- _Required task_:
Take the lines from the head of the listing through the one bearing "fig.add_trace(edge(v))" and copy them exactly, leaving every picture out.

- _Material provided_:
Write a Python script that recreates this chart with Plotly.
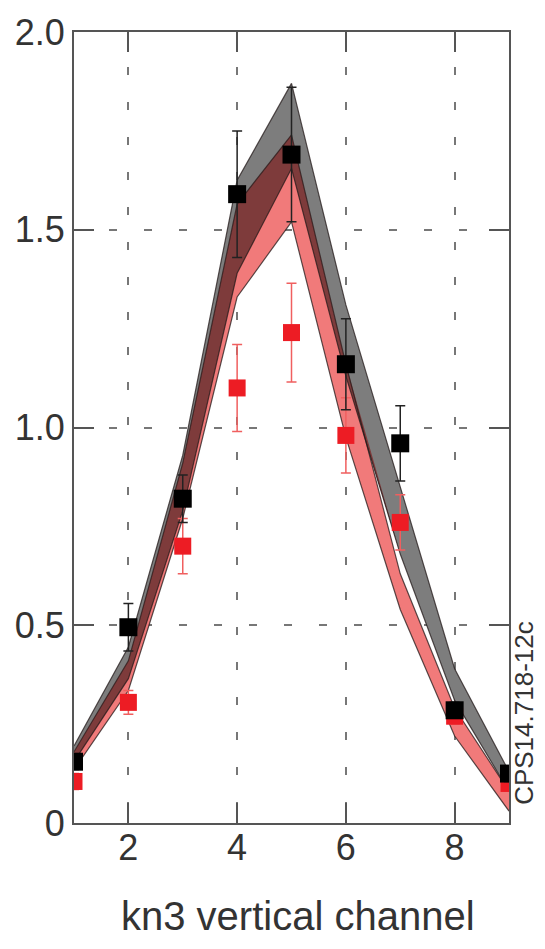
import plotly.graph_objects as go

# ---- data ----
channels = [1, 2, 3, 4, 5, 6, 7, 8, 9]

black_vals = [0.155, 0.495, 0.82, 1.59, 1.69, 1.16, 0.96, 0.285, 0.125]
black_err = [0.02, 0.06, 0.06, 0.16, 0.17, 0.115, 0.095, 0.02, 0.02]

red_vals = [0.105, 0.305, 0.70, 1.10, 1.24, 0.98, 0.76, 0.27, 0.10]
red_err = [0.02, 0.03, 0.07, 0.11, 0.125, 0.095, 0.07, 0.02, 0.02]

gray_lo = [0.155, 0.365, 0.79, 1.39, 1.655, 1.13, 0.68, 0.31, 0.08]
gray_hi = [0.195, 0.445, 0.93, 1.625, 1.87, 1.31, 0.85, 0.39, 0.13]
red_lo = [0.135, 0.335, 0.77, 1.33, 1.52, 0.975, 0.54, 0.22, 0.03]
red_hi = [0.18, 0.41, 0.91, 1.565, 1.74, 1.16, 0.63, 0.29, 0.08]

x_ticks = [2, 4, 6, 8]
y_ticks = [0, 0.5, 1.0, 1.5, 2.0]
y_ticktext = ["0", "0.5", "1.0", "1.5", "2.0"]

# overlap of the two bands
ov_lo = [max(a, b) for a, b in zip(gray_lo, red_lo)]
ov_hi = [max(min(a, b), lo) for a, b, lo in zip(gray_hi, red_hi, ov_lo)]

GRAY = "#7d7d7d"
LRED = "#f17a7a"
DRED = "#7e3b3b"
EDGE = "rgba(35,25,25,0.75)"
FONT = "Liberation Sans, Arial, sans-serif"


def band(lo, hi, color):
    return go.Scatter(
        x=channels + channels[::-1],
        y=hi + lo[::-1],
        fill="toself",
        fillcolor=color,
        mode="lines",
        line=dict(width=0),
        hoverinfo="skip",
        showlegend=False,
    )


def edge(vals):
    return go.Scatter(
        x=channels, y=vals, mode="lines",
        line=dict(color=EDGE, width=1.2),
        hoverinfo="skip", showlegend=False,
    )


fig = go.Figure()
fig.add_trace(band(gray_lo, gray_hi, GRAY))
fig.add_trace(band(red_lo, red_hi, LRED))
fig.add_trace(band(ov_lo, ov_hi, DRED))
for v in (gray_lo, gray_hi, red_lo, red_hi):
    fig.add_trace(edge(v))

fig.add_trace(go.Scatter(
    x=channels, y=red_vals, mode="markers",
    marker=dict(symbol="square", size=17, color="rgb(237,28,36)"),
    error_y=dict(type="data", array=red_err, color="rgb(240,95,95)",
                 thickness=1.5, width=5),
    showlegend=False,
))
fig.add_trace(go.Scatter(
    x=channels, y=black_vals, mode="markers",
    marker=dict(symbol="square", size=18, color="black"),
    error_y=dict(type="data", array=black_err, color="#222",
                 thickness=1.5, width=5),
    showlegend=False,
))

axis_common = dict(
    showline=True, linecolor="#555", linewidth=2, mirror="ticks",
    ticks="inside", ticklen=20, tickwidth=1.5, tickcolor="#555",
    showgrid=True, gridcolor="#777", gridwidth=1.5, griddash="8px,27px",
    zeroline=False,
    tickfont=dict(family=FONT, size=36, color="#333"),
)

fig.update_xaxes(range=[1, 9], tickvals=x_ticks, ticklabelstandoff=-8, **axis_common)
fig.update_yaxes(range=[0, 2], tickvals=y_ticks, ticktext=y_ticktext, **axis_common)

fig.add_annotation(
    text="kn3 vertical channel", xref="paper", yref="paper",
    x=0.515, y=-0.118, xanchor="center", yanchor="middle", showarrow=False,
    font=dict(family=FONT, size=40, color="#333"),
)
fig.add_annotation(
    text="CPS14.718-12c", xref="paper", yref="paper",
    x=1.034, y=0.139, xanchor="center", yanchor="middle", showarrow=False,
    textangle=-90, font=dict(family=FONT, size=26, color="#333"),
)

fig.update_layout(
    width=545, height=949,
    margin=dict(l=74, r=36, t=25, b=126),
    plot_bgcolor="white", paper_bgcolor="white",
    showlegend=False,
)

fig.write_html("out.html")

- _Result of this exercise_:
Write a Python script that recreates this chart with Plotly.
import plotly.graph_objects as go

# ---- data ----
channels = [1, 2, 3, 4, 5, 6, 7, 8, 9]

black_vals = [0.155, 0.495, 0.82, 1.59, 1.69, 1.16, 0.96, 0.285, 0.125]
black_err = [0.02, 0.06, 0.06, 0.16, 0.17, 0.115, 0.095, 0.02, 0.02]

red_vals = [0.105, 0.305, 0.70, 1.10, 1.24, 0.98, 0.76, 0.27, 0.10]
red_err = [0.02, 0.03, 0.07, 0.11, 0.125, 0.095, 0.07, 0.02, 0.02]

gray_lo = [0.155, 0.365, 0.79, 1.39, 1.655, 1.13, 0.68, 0.31, 0.08]
gray_hi = [0.195, 0.445, 0.93, 1.625, 1.87, 1.31, 0.85, 0.39, 0.13]
red_lo = [0.135, 0.335, 0.77, 1.33, 1.52, 0.975, 0.54, 0.22, 0.03]
red_hi = [0.18, 0.41, 0.91, 1.565, 1.74, 1.16, 0.63, 0.29, 0.08]

x_ticks = [2, 4, 6, 8]
y_ticks = [0, 0.5, 1.0, 1.5, 2.0]
y_ticktext = ["0", "0.5", "1.0", "1.5", "2.0"]

# overlap of the two bands
ov_lo = [max(a, b) for a, b in zip(gray_lo, red_lo)]
ov_hi = [max(min(a, b), lo) for a, b, lo in zip(gray_hi, red_hi, ov_lo)]

GRAY = "#7d7d7d"
LRED = "#f17a7a"
DRED = "#7e3b3b"
EDGE = "rgba(35,25,25,0.75)"
FONT = "Liberation Sans, Arial, sans-serif"


def band(lo, hi, color):
    return go.Scatter(
        x=channels + channels[::-1],
        y=hi + lo[::-1],
        fill="toself",
        fillcolor=color,
        mode="lines",
        line=dict(width=0),
        hoverinfo="skip",
        showlegend=False,
    )


def edge(vals):
    return go.Scatter(
        x=channels, y=vals, mode="lines",
        line=dict(color=EDGE, width=1.2),
        hoverinfo="skip", showlegend=False,
    )


fig = go.Figure()
fig.add_trace(band(gray_lo, gray_hi, GRAY))
fig.add_trace(band(red_lo, red_hi, LRED))
fig.add_trace(band(ov_lo, ov_hi, DRED))
for v in (gray_lo, gray_hi, red_lo, red_hi):
    fig.add_trace(edge(v))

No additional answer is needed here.